** begin Record extracts **
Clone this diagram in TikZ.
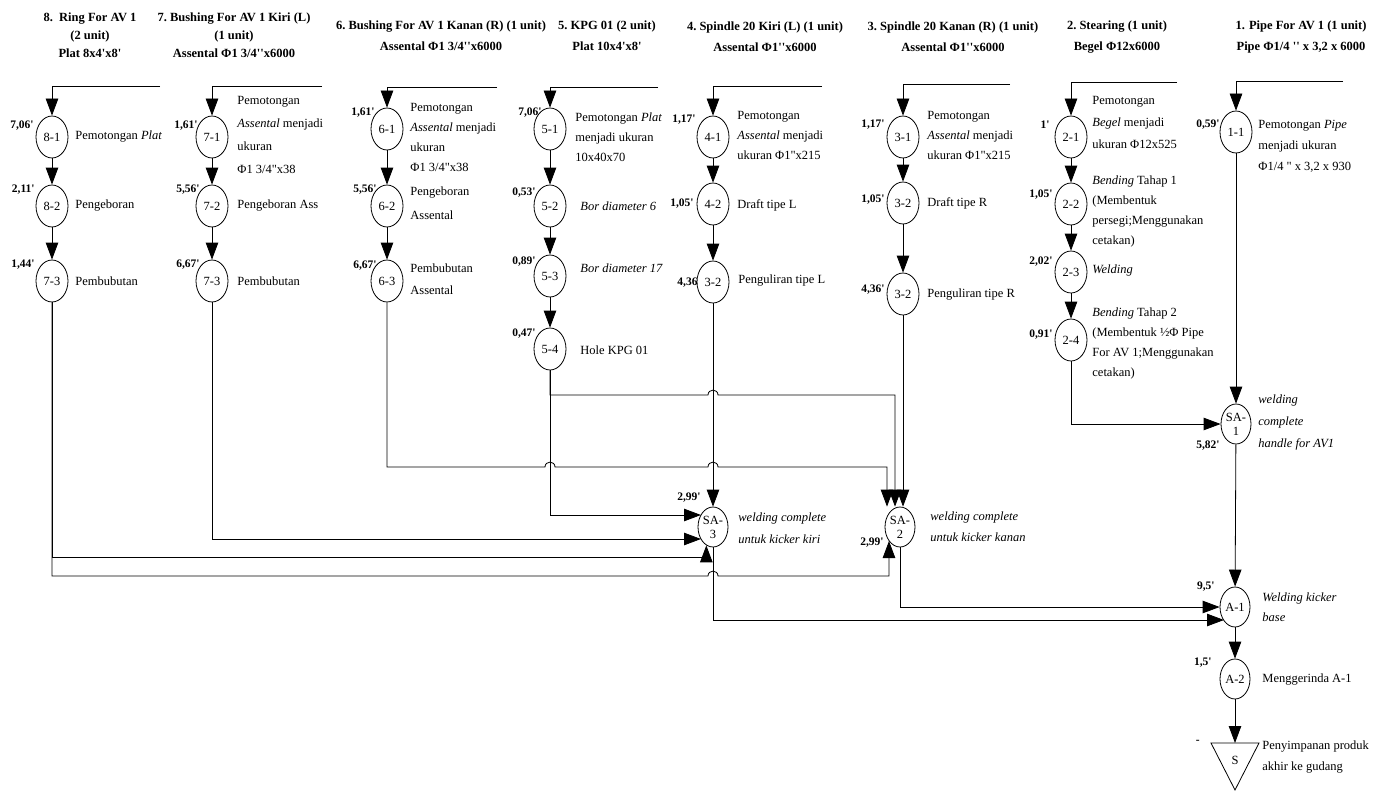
\documentclass[tikz,border=0pt]{standalone}
\usepackage{fontspec}
\setmainfont{Liberation Serif}[Ligatures=TeXOff]
\usetikzlibrary{arrows.meta,shapes.geometric,calc}
\newcommand\myq{'}
\begin{document}
\begin{tikzpicture}[x=1pt,y=-1pt, line width=0.8pt,
  arr/.style={-{Triangle[length=17pt,width=12.5pt]}},
  proc/.style={draw, ellipse, minimum width=32pt, minimum height=42pt, inner sep=0pt, font=\fontsize{12.5}{13}\selectfont},
  sa/.style={proc, minimum width=30pt, minimum height=40pt, align=center, font=\fontsize{12.5}{14}\selectfont},
  lbl/.style={anchor=west, align=left, inner sep=0pt, font=\fontsize{12.5}{21}\selectfont},
  tm/.style={anchor=east, inner sep=0pt, font=\bfseries\fontsize{11.5}{11}\selectfont},
  hd/.style={align=center, inner sep=0pt, font=\bfseries\fontsize{12.5}{18}\selectfont},
  hdb/.style={hd, font=\bfseries\fontsize{12.5}{21}\selectfont}]
\useasboundingbox (0,0) rectangle (1385,792);

% headings
\node[hd]  (h8) at (90,35)   {8.\ \ Ring For AV 1\\(2 unit)\\Plat 8x4\myq x8\myq};
\node[hd]  (h7) at (234,35)  {7.\ Bushing For AV 1 Kiri (L)\\(1 unit)\\Assental Φ1 3/4\myq\myq x6000};
\node[hdb] (h6) at (441,36)  {6.\ Bushing For AV 1 Kanan (R) (1 unit)\\Assental Φ1 3/4\myq\myq x6000};
\node[hdb] (h5) at (607,36)  {5.\ KPG 01 (2 unit)\\Plat 10x4\myq x8\myq};
\node[hdb] (h4) at (765,37)  {4.\ Spindle 20 Kiri (L) (1 unit)\\Assental Φ1\myq\myq x6000};
\node[hdb] (h3) at (953,37)  {3.\ Spindle 20 Kanan (R) (1 unit)\\Assental Φ1\myq\myq x6000};
\node[hdb] (h2) at (1117,37) {2.\ Stearing (1 unit)\\Begel Φ12x6000};
\node[hdb] (h1) at (1301,37) {1. Pipe For AV 1 (1 unit)\\Pipe Φ1/4 \myq\myq{} x 3,2 x 6000};

% process nodes
\node[proc] (n81)  at (52,137)  {8-1};
\node[proc] (n82)  at (52,206)  {8-2};
\node[proc] (n73a) at (52,281)  {7-3};
\node[proc] (n71)  at (212,137) {7-1};
\node[proc] (n72)  at (212,206) {7-2};
\node[proc] (n73b) at (212,281) {7-3};
\node[proc] (n61)  at (387,129) {6-1};
\node[proc] (n62)  at (387,206) {6-2};
\node[proc] (n63)  at (387,281) {6-3};
\node[proc] (n51)  at (550,129) {5-1};
\node[proc] (n52)  at (550,206) {5-2};
\node[proc] (n53)  at (550,276) {5-3};
\node[proc] (n54)  at (550,349) {5-4};
\node[proc] (n41)  at (713,137) {4-1};
\node[proc] (n42)  at (713,204) {4-2};
\node[proc] (n32a) at (713,282) {3-2};
\node[proc] (n31)  at (903,137) {3-1};
\node[proc] (n32b) at (903,203) {3-2};
\node[proc] (n32c) at (903,294) {3-2};
\node[proc] (n21)  at (1071,137) {2-1};
\node[proc] (n22)  at (1071,204) {2-2};
\node[proc] (n23)  at (1071,272) {2-3};
\node[proc] (n24)  at (1071,340) {2-4};
\node[proc] (n11)  at (1236,132) {1-1};
\node[sa] (sa1) at (1236,424) {SA-\\1};
\node[sa] (sa3) at (713,527)  {SA-\\3};
\node[sa] (sa2) at (900,527)  {SA-\\2};
\node[sa] (a1)  at (1235,607) {A-1};
\node[sa] (a2)  at (1235,679) {A-2};
\node[inner sep=0pt, font=\fontsize{12.5}{13}\selectfont] (s) at (1235,760) {S};
\draw ($(s)+(-24,-17)$) -- ($(s)+(24,-17)$) -- ($(s)+(0,30)$) -- cycle;

% incoming material lines
\coordinate (t8) at (160,86);
\coordinate (t7) at (322,86);
\coordinate (t6) at (497,87);
\coordinate (t5) at (658,87);
\coordinate (t4) at (822,86);
\coordinate (t3) at (1010,84);
\coordinate (t2) at (1177,82);
\coordinate (t1) at (1343,81);
\draw[arr] (t8) -| (n81);
\draw[arr] (t7) -| (n71);
\draw[arr] (t6) -| (n61);
\draw[arr] (t5) -| (n51);
\draw[arr] (t4) -| (n41);
\draw[arr] (t3) -| (n31);
\draw[arr] (t2) -| (n21);
\draw[arr] (t1) -| (n11);

% chains
\draw[arr] (n81) -- (n82);
\draw[arr] (n82) -- (n73a);
\draw[arr] (n71) -- (n72);
\draw[arr] (n72) -- (n73b);
\draw[arr] (n61) -- (n62);
\draw[arr] (n62) -- (n63);
\draw[arr] (n51) -- (n52);
\draw[arr] (n52) -- (n53);
\draw[arr] (n53) -- (n54);
\draw[arr] (n41) -- (n42);
\draw[arr] (n42) -- (n32a);
\draw[arr] (n31) -- (n32b);
\draw[arr] (n32b) -- (n32c);
\draw[arr] (n21) -- (n22);
\draw[arr] (n22) -- (n23);
\draw[arr] (n23) -- (n24);

% assembly connectors
\draw[arr] (n32a) -- (sa3);
\draw[arr] (n32c) -- ($(sa2.north)+(3,0)$);
\draw[arr] (n54) -- (550,395) -- (708,395) .. controls (708,388.5) and (718,388.5) .. (718,395) -- (895,395) -- ($(sa2.north)+(-5,0)$);
\draw[arr] (n63) -- (387,467) -- (545,467) .. controls (545,460.5) and (555,460.5) .. (555,467) -- (708,467) .. controls (708,460.5) and (718,460.5) .. (718,467) -- (887,467) -- ($(sa2.north)+(-13,0)$);
\draw[arr] (n54) |- ($(sa3)+(-12,-12)$);
\draw[arr] (n73b) |- ($(sa3)+(-12,12)$);
\draw[arr] (n73a) |- ($(sa3.-110)+(0,12)$) -- (sa3.-110);
\draw[arr] (n73a) -- (52,576) -- (708,576) .. controls (708,569.5) and (718,569.5) .. (718,576) -- (889,576) -- ($(sa2)+(-11,14)$);
\draw[arr] (n24) |- (sa1);
\draw[arr] (n11) -- (sa1);
\draw[arr] (sa3) |- ($(a1)+(-11,13)$);
\draw[arr] (sa2) |- (a1);
\draw[arr] (sa1) -- (a1);
\draw[arr] (a1) -- (a2);
\draw[arr] (a2) -- ($(s)+(0,-17)$);

% time labels
\node[tm] at (34,126)  {7,06\myq};
\node[tm] at (35,190)  {2,11\myq};
\node[tm] at (35,265)  {1,44\myq};
\node[tm] at (198,126) {1,61\myq};
\node[tm] at (200,190) {5,56\myq};
\node[tm] at (200,265) {6,67\myq};
\node[tm] at (375,113) {1,61\myq};
\node[tm] at (377,190) {5,56\myq};
\node[tm] at (377,266) {6,67\myq};
\node[tm] at (542,113) {7,06\myq};
\node[tm] at (536,193) {0,53\myq};
\node[tm] at (536,262) {0,89\myq};
\node[tm] at (536,334) {0,47\myq};
\node[tm] at (696,120) {1,17\myq};
\node[tm] at (694,204) {1,05\myq};
\node[tm] at (698,283) {4,36};
\node[tm] at (885,125) {1,17\myq};
\node[tm] at (885,200) {1,05\myq};
\node[tm] at (885,290) {4,36\myq};
\node[tm] at (1050,125) {1\myq};
\node[tm] at (1053,195) {1,05\myq};
\node[tm] at (1053,262) {2,02\myq};
\node[tm] at (1053,335) {0,91\myq};
\node[tm] at (1220,125) {0,59\myq};
\node[tm] at (1220,446) {5,82\myq};
\node[tm] at (701,498)  {2,99\myq};
\node[tm] at (884,543)  {2,99\myq};
\node[tm] at (1215,587) {9,5\myq};
\node[tm] at (1212,663) {1,5\myq};
\node[tm] at (1200,742) {-};

% description labels
\node[lbl] at (75,137) {Pemotongan \textit{Plat}};
\node[lbl] at (75,206) {Pengeboran};
\node[lbl] at (75,281) {Pembubutan};
\node[lbl, font=\fontsize{12.5}{23}\selectfont] at (237,135) {Pemotongan\\\textit{Assental} menjadi\\ukuran\\Φ1 3/4"x38};
\node[lbl] at (237,206) {Pengeboran Ass};
\node[lbl] at (237,281) {Pembubutan};
\node[lbl, font=\fontsize{12.5}{20}\selectfont] at (410,137) {Pemotongan\\\textit{Assental} menjadi\\ukuran\\Φ1 3/4"x38};
\node[lbl, font=\fontsize{12.5}{24}\selectfont] at (410,203) {Pengeboran\\Assental};
\node[lbl, font=\fontsize{12.5}{22}\selectfont] at (410,279) {Pembubutan\\Assental};
\node[lbl, font=\fontsize{12.5}{20}\selectfont] at (575,137) {Pemotongan \textit{Plat}\\menjadi ukuran\\10x40x70};
\node[lbl] at (580,206) {\textit{Bor diameter 6}};
\node[lbl] at (580,268) {\textit{Bor diameter 17}};
\node[lbl] at (580,350) {Hole KPG 01};
\node[lbl, font=\fontsize{12.5}{20}\selectfont] at (737,135) {Pemotongan\\\textit{Assental} menjadi\\ukuran Φ1"x215};
\node[lbl] at (737,205) {Draft tipe L};
\node[lbl] at (738,281) {Penguliran tipe L};
\node[lbl, font=\fontsize{12.5}{20}\selectfont] at (927,135) {Pemotongan\\\textit{Assental} menjadi\\ukuran Φ1"x215};
\node[lbl] at (927,203) {Draft tipe R};
\node[lbl] at (927,295) {Penguliran tipe R};
\node[lbl, font=\fontsize{12.5}{22}\selectfont] at (1092,122) {Pemotongan\\\textit{Begel} menjadi\\ukuran Φ12x525};
\node[lbl, font=\fontsize{12.5}{20}\selectfont] at (1092,211) {\textit{Bending} Tahap 1\\(Membentuk\\persegi;Menggunakan\\cetakan)};
\node[lbl] at (1092,270) {\textit{Welding}};
\node[lbl, font=\fontsize{12.5}{20}\selectfont] at (1092,343) {\textit{Bending} Tahap 2\\(Membentuk ½Φ Pipe\\For AV 1;Menggunakan\\cetakan)};
\node[lbl, font=\fontsize{12.5}{21}\selectfont] at (1258,146) {Pemotongan \textit{Pipe}\\menjadi ukuran\\Φ1/4 " x 3,2 x 930};
\node[lbl, font=\itshape\fontsize{12.5}{22}\selectfont] at (1258,422) {welding\\complete\\handle for AV1};
\node[lbl, font=\itshape\fontsize{12.5}{22}\selectfont] at (738,528) {welding complete\\untuk kicker kiri};
\node[lbl, font=\itshape\fontsize{12.5}{21}\selectfont] at (930,527) {welding complete\\untuk kicker kanan};
\node[lbl, font=\itshape\fontsize{12.5}{20}\selectfont] at (1262,607) {Welding kicker\\base};
\node[lbl] at (1262,680) {Menggerinda A-1};
\node[lbl, font=\fontsize{12.5}{21}\selectfont] at (1262,757) {Penyimpanan produk\\akhir ke gudang};
\end{tikzpicture}
\end{document}
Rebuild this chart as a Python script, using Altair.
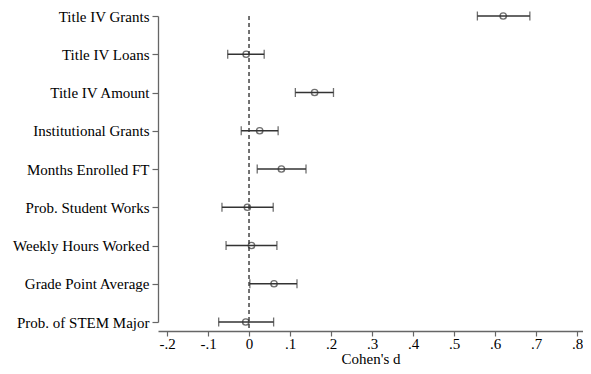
import altair as alt
import pandas as pd

variables = ["Title IV Grants", "Title IV Loans", "Title IV Amount", "Institutional Grants",
             "Months Enrolled FT", "Prob. Student Works", "Weekly Hours Worked",
             "Grade Point Average", "Prob. of STEM Major"]
estimate = [0.620, -0.007, 0.160, 0.026, 0.079, -0.004, 0.006, 0.061, -0.008]
ci_low = [0.557, -0.052, 0.113, -0.019, 0.020, -0.066, -0.056, 0.002, -0.074]
ci_high = [0.685, 0.037, 0.206, 0.071, 0.139, 0.059, 0.068, 0.117, 0.060]
x_ticks = [-0.2, -0.1, 0, 0.1, 0.2, 0.3, 0.4, 0.5, 0.6, 0.7, 0.8]

df = pd.DataFrame({"var": variables, "est": estimate, "lo": ci_low, "hi": ci_high})
caps = pd.DataFrame({"var": variables + variables, "v": ci_low + ci_high})
zero = pd.DataFrame({"x": [0.0]})

FONT = "Liberation Serif"
INK = "#333333"

xscale = alt.Scale(domain=[-0.222, 0.8146], nice=False, zero=False)
yscale = alt.Scale(type="point", range=[0, 306], padding=0)

label_expr = "datum.value == 0 ? '0' : (datum.value < 0 ? '-' : '') + '.' + format(round(abs(datum.value) * 10), 'd')"

xaxis = alt.Axis(values=x_ticks, labelExpr=label_expr, title="Cohen's d", grid=False,
                 tickSize=5, labelPadding=0, titlePadding=0)
yaxis = alt.Axis(title=None, grid=False, tickSize=6, labelPadding=3)

y_enc = alt.Y("var:N", sort=variables, scale=yscale, axis=yaxis)

ref = alt.Chart(zero).mark_rule(color="#444444", strokeDash=[4, 3], strokeWidth=1.5).encode(
    x=alt.X("x:Q", scale=xscale, axis=xaxis)
)

bars = alt.Chart(df).mark_rule(color=INK, strokeWidth=1.3).encode(
    x=alt.X("lo:Q", scale=xscale, axis=xaxis),
    x2="hi:Q",
    y=y_enc,
)

cap = alt.Chart(caps).mark_tick(color=INK, orient="vertical", size=9, thickness=1.3).encode(
    x=alt.X("v:Q", scale=xscale, axis=xaxis),
    y=y_enc,
)

pts = alt.Chart(df).mark_point(shape="circle", filled=False, color=INK, size=40, strokeWidth=1.4).encode(
    x=alt.X("est:Q", scale=xscale, axis=xaxis),
    y=y_enc,
)

chart = alt.layer(ref, bars, cap, pts).properties(
    width=425, height=315,
    autosize=alt.AutoSizeParams(type="none"),
    padding={"left": 150, "top": 8, "right": 0, "bottom": 35},
).configure_view(stroke=None).configure_axis(
    labelFont=FONT, titleFont=FONT, labelFontSize=15, titleFontSize=15,
    labelColor="black", titleColor="black", titleFontWeight="normal",
    domainColor="#666666", domainWidth=1.3, tickColor="#666666", tickWidth=1.2,
)

chart.save("out.html", embed_options={"renderer": "svg", "actions": False})
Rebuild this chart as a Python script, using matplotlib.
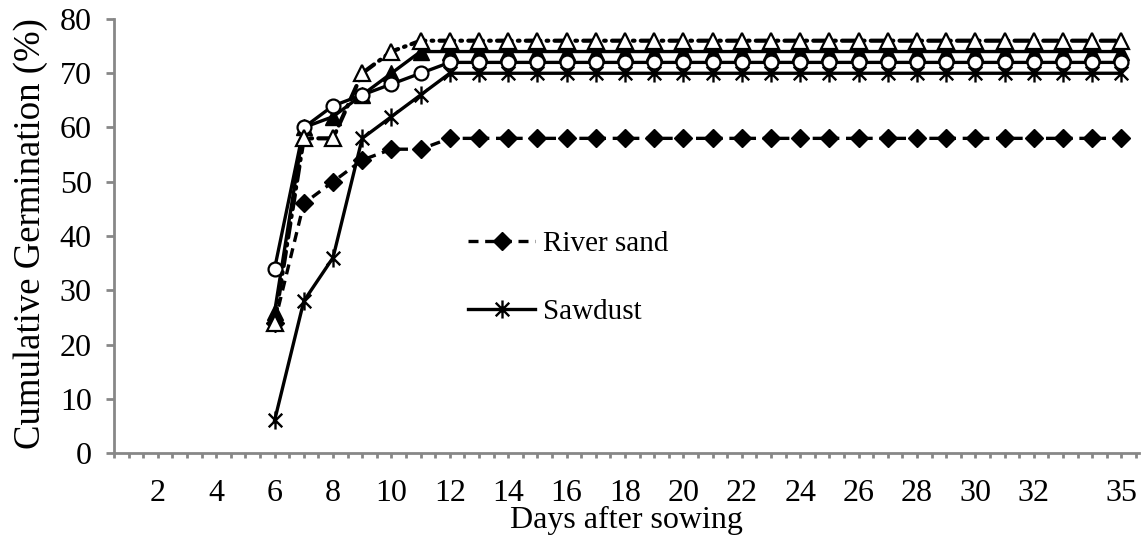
import numpy as np
import matplotlib
matplotlib.use('Agg')
import matplotlib.pyplot as plt
from matplotlib.path import Path
from matplotlib.lines import Line2D

days = [6, 7, 8, 9, 10, 11, 12, 13, 14, 15, 16, 17, 18, 19, 20,
        21, 22, 23, 24, 25, 26, 27, 28, 29, 30, 31, 32, 33, 34, 35]

river_sand = [24, 46, 50, 54, 56, 56, 58, 58, 58, 58, 58, 58, 58, 58, 58,
              58, 58, 58, 58, 58, 58, 58, 58, 58, 58, 58, 58, 58, 58, 58]
sawdust = [6, 28, 36, 58, 62, 66, 70, 70, 70, 70, 70, 70, 70, 70, 70,
           70, 70, 70, 70, 70, 70, 70, 70, 70, 70, 70, 70, 70, 70, 70]
filled_tri = [26, 60, 62, 66, 70, 74, 74, 74, 74, 74, 74, 74, 74, 74, 74,
              74, 74, 74, 74, 74, 74, 74, 74, 74, 74, 74, 74, 74, 74, 74]
open_circle = [34, 60, 64, 66, 68, 70, 72, 72, 72, 72, 72, 72, 72, 72, 72,
               72, 72, 72, 72, 72, 72, 72, 72, 72, 72, 72, 72, 72, 72, 72]
open_tri = [24, 58, 58, 70, 74, 76, 76, 76, 76, 76, 76, 76, 76, 76, 76,
            76, 76, 76, 76, 76, 76, 76, 76, 76, 76, 76, 76, 76, 76, 76]

x_ticks = [2, 4, 6, 8, 10, 12, 14, 16, 18, 20, 22, 24, 26, 28, 30, 32, 35]
y_ticks = [0, 10, 20, 30, 40, 50, 60, 70, 80]

plt.rcParams['font.family'] = ['Liberation Serif', 'DejaVu Serif']
fs = 23
axis_grey = '#878787'

# asterisk like the excel star marker
star = Path([(0, -1), (0, 1), (-0.75, -0.75), (0.75, 0.75), (-0.75, 0.75), (0.75, -0.75)],
            [Path.MOVETO, Path.LINETO, Path.MOVETO, Path.LINETO, Path.MOVETO, Path.LINETO])

fig = plt.figure(figsize=(11.42, 5.35), dpi=100)
ax = fig.add_axes([114 / 1142, 1 - 453 / 535, (1139 - 114) / 1142, (453 - 19) / 535])

lw = 2.4
ax.plot(days, river_sand, color='black', lw=lw, ls=(0, (3, 2)),
        marker='D', ms=9.5, mfc='black', mec='black', clip_on=False, zorder=3)
ax.plot(days, sawdust, color='black', lw=lw, ls='-',
        marker=star, ms=13, mec='black', mew=1.7, clip_on=False, zorder=3)
ax.plot(days, filled_tri, color='black', lw=lw, ls='-',
        marker='^', ms=11, mfc='black', mec='black', clip_on=False, zorder=4)
ax.plot(days, open_circle, color='black', lw=lw, ls='-',
        marker='o', ms=10, mfc='white', mec='black', mew=1.6, clip_on=False, zorder=5)
ax.plot(days, open_tri, color='black', lw=3, ls=(0, (3.5, 1.5, 0.4, 1.5)),
        dash_capstyle='round', marker='^', ms=11, mfc='white', mec='black', mew=1.6,
        clip_on=False, zorder=6)

ax.set_xlim(0.5, 35.6)
ax.set_ylim(0, 80)
ax.set_xticks(x_ticks)
ax.set_xticklabels([str(t) for t in x_ticks])
ax.set_xticks(np.arange(0.5, 35.6, 0.5), minor=True)
ax.set_yticks(y_ticks)

for side in ['top', 'right']:
    ax.spines[side].set_visible(False)
for side in ['left', 'bottom']:
    ax.spines[side].set_color(axis_grey)
    ax.spines[side].set_linewidth(2)

ax.tick_params(axis='x', which='both', direction='out', length=3.5, width=2,
               color=axis_grey, labelsize=fs, pad=15)
ax.tick_params(axis='y', which='major', direction='out', length=6, width=2,
               color=axis_grey, labelsize=fs, pad=10)

# axis titles
fig.text(626 / 1142, 1 - 528 / 535, 'Days after sowing', fontsize=fs,
         ha='center', va='baseline')
fig.text(31 / 1142, 1 - 234 / 535, 'Cumulative Germination (%)', fontsize=26.5,
         ha='center', va='center', rotation=90)

handles = [
    Line2D([], [], color='black', lw=lw, ls=(0, (3, 2)), marker='D', ms=9.5),
    Line2D([], [], color='black', lw=lw, ls='-', marker=star, ms=13, mew=1.7),
]
ax.legend(handles, ['River sand', 'Sawdust'], loc='upper left',
          bbox_to_anchor=(468 / 1142, 1 - 231 / 535), bbox_transform=fig.transFigure,
          frameon=False, fontsize=21, handlelength=2.3, handletextpad=0.28,
          labelspacing=1.42, borderpad=0, borderaxespad=0)

fig.savefig('out.png', dpi=100)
** end Record extracts **
-- Exercise goal --
Look for "matplotlib" and pull out every line that has it.

-- Correct answer --
Rebuild this chart as a Python script, using matplotlib.
import matplotlib
matplotlib.use('Agg')
import matplotlib.pyplot as plt
from matplotlib.path import Path
from matplotlib.lines import Line2D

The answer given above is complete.